- Kim kendini yaratanı anlamak istemez ki? Evet, Allahı anlamak istiyoruz! Ama zatına yol yok!

Ancak isim ve sıfatlarını bilmekle ve onların tecellisi, yansıması

Ve müşahhas / somut birer görünüşleri olan varlıkları görmekle bir derece anlamak mümkün.

Tabii bu anlamaksa şayet!

- Aslında:

Allahı anlamamak; anlamanın ta kendisi ne kelime,

Çünkü geçmez bu konuda başka ne söylense elime!

- Allah değil ama, Allahtan olan ruhumuzu da baş gözüyle göremiyoruz!

Bundan ötürü hâşâ Allahı yok mu saymalıyız?

Ruhu sadece ete kemiğe bürünmüş olarak; onun libasını / giysisini görüyor;

Zâtına asla muttali olamıyor, bir anlam veremiyoruz! Bu durumda onu inkâr mı etmeliyiz?

Evet, ruh Allahtan olup, keyfiyetine ve nasıl oluştuğuna akıl sır erdiremiyoruz!

Çünkü ruh; Allah değil ama Allahtan. Allahın zâtına yol bulamadığımız gibi,

Ruhun zatına, aslına da yol yok! Mahiyeti meçhul diye varlığı malûm değil diyebilir miyiz?

- Elektriğin de bizzat kendisini göremiyor;

Isı ve ışık olarak tazahür ve zuhuruna şahit ve tanık olabiliyoruz.

Buzdolabını, çamaşır makinesini, bazı âletleri çalıştırdığını biliyor ve görüyoruz;

Fakat kendisine ve aslına yol bulamıyoruz.

Mesela elektrik taşıyan çıplak bir telde onu göremediğimiz gibi,

Onu anlamak için, tele dokunduğumuzda,

Buna müsaade etmiyerek elektrik akımına kapılıp bizi hayatımızdan etmesi an mes’elesi.

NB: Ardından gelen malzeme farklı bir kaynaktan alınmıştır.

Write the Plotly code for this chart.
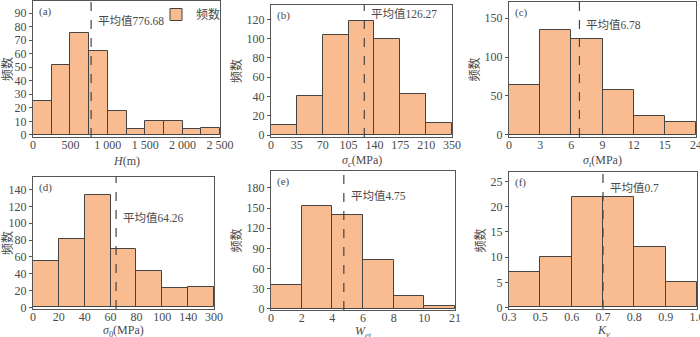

- Demek ki, bir şeyin mahiyetini, içyüzünü bilmemek; varlığını inkârını gerektirmiyor.

Nitekim hepimiz tahayyül ediyor / hayal kuruyor, tasavvur ediyor, taakkul ediyor / aklediyor,

Tefekkür ediyor / düşünüyoruz; fakat bunları nasıl gerçekleştirdiğimizin künhüne vakıf değiliz.

Bu zaten bizce mümkün ve olası değil!

- Aslında bütün bunları istediğimiz zaman yaratan Allah!

Biz istiyor O yaratıyor. Tabii cüz’-i irademizi kullandığımız

Ve gereken alt yapıları yerine getirdiğiz takdirde, Allah isterse isteğimizi yerine getiriyor.

İsterse dedik, çünkü Allahın bir şeyi yaratmasında, kaderin de,

Bizim bilmediğimiz dahli ve rolü var. Biz her zaman,

Gerekenleri yerine getirmekle mükellef ve yükümlüyüz.

Neticenin hakkımızda, hayır mı şer mi olduğunu ancak Allah bildiği için,

Sonucu her hâl ü kârda tabii karşılamalı, olumlu bulmalı, takdire rıza göstermeliyiz.

- Ma’na / anlamak kelimesini hepimiz biliriz.

Bir yazıyı ilk defada, anlaşılması zor ise, tekrar tekrar okuduktan sonra anlarız.

Bir hususu, üzerinde kafa yorduğumuz takdirde

Ve üzerinde iyice düşündüğümüz zaman, anlar hâle gelir; mânâsına ereriz.

Gerekeni yaptıktan sonra, Allah bizim anlamamızı sağlar.

Anladım deriz. Anladığımızı biliriz.

Ama anlamanın nasıl gerçekleştiğine akıl sır erdiremeyiz.

Çünkü bize düşeni yaptıktan sonra, neticeyi sağlamak;

Ancak Allahın anlamamızı yaratması ile mümkün olmuştur.

- Çünkü ma’na / anlamak kelimesi, inayet kelimesinden gelir.

İnayet ise yardım demektir.

Yani gerekeni yaptığımız zaman, Allah bize inayet / yardım ediyor ve anlamamızı sağlıyor.

Nitekim anladığımızı bilir, fakat nasıl anladığımızı anlayamayız.

- Çünkü yaratmak, oldurmak Allaha has ve sadece O’na münhasır / O’na ait

İlahî bir sır ve hususdur. Bunun için, ne kadar şükretsek azdır.